To transfer or not to transfer? It’s a question most credit card holders are sure to ask themselves at some point, and it’s no wonder — most balance transfer offers are awfully enticing, with many featuring low or no interest for a period of time or even waived fees. But before you choose an offer and transfer your balance, we recommend asking yourself a different question: When does transferring a balance make the most sense? We’ve got a few suggestions to help you weigh your options and decide when to act. Let’s take a look.
When the interest is low (or zero!) and time frame is long. Simply put, a balance transfer is a type of credit card transaction in which debt is moved from one account to another. Usually this is done for the purpose of saving money in interest charges. With that objective in mind, the card you transfer to should ideally be one with an introductory 0% period (or as low a rate as you can qualify for) for as long a time period as possible (12 months is optimal) in order to save money in repayment charges.
When you would also save big on transfer fees. Often, credit card companies charge a balance transfer fee, and it could be up to 5% of the total amount transferred. If you are able to find — and get approved for — a “no balance transfer fees” offer, it’s definitely worth your consideration.
When you’re carrying a larger balance. Balance transfers typically take at least one billing cycle to go through. So, depending on the interest rate you’re currently paying, you may be better served to focus on paying off the balance if you can take care of it in the next month or two. However, if you’re dealing with an interest-bearing debt that can’t be easily paid off in the next three months (or the interest rate you’re paying is truly crazy), this may be time to consider a balance transfer — and a new card.
When you’re paying high interest. If the debt we just mentioned is attached to a high-APR card that is costing you major bucks monthly, that‘s reason for further consideration. A strategic balance transfer to a 0% introductory APR offer on balance transfers could eliminate those finance charges for the length of the offer, allowing you to save $50 to $100 or more in finance charges! And we don’t have to tell you that a savvy consumer applies that savings to their monthly payment, making that debt disappear even faster.

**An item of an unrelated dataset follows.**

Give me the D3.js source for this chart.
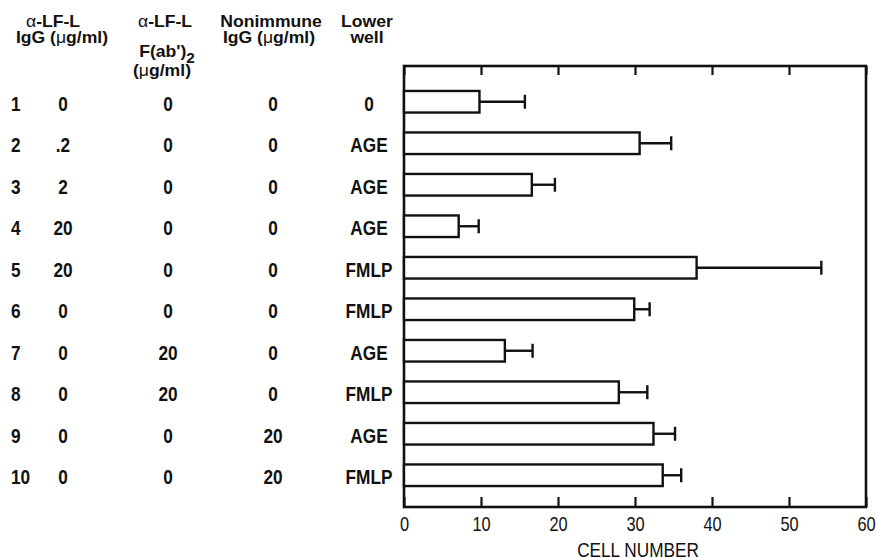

When you make your payments on time. Paying your bills on time is a good practice to get into regardless, but sometimes real life gets in the way. If this happens to you where credit card payments are concerned, a balance transfer may not be the way to go. That great — or even nonexistent — introductory rate is almost always contingent upon several factors that are outlined in your credit card agreement, and one of them is usually that payment is made on or before the due date. A missed payment could cause your interest rate to go up, putting you back at square one, only with a different card. A better bet is staying with your current card and arranging for automatic payments, at least until prioritizing this bill becomes second nature.
When credit cards are not an enticement to spend more. Some folks are tempted to transfer their existing debt to a new card and then, without the interest of the old balance looming large, continue spending with the new card and the old card. In that case, a new credit card may just be extending old habits, and you may be better off passing on the offer. However, If you view a balance transfer offer as a chance to pay off your credit card balance sooner and see the new card as a replacement (and a way to purchase items that you would be buying anyway, leveraging the reward points to increase your spending power), then your smart money attitude may find you a great offer with your name on it.
When the rest of your debt is manageable. If your revolving debt is keeping you from meeting other financial goals, and/or if you can’t see a way to pay it off in even the next five years, a balance transfer is just a temporary bandage rather than a step toward true financial wellness. You would be approved for a predetermined transferable amount, and if that amount is a fraction of what you owe, you would be better served to look at other options. You might consider a secured loan, such as a home equity loan or home equity line of credit (HELOC) to consolidate your debt, or one secured by your car title. Visiting with a nonprofit credit counseling service may also be a step in the right direction.
To recap, a balance transfer to the right card makes good sense if you have more high-interest credit card balance than you can easily pay off in the next few months, a reasonable amount of debt, and a fair amount of spending discipline. If you find a card that offers a great balance transfer rate for a doable time period, with no transfer fees, and the card itself is one you wouldn’t mind having in your wallet (look into any other current promotions or user perks), you may be on your way to a beautiful relationship.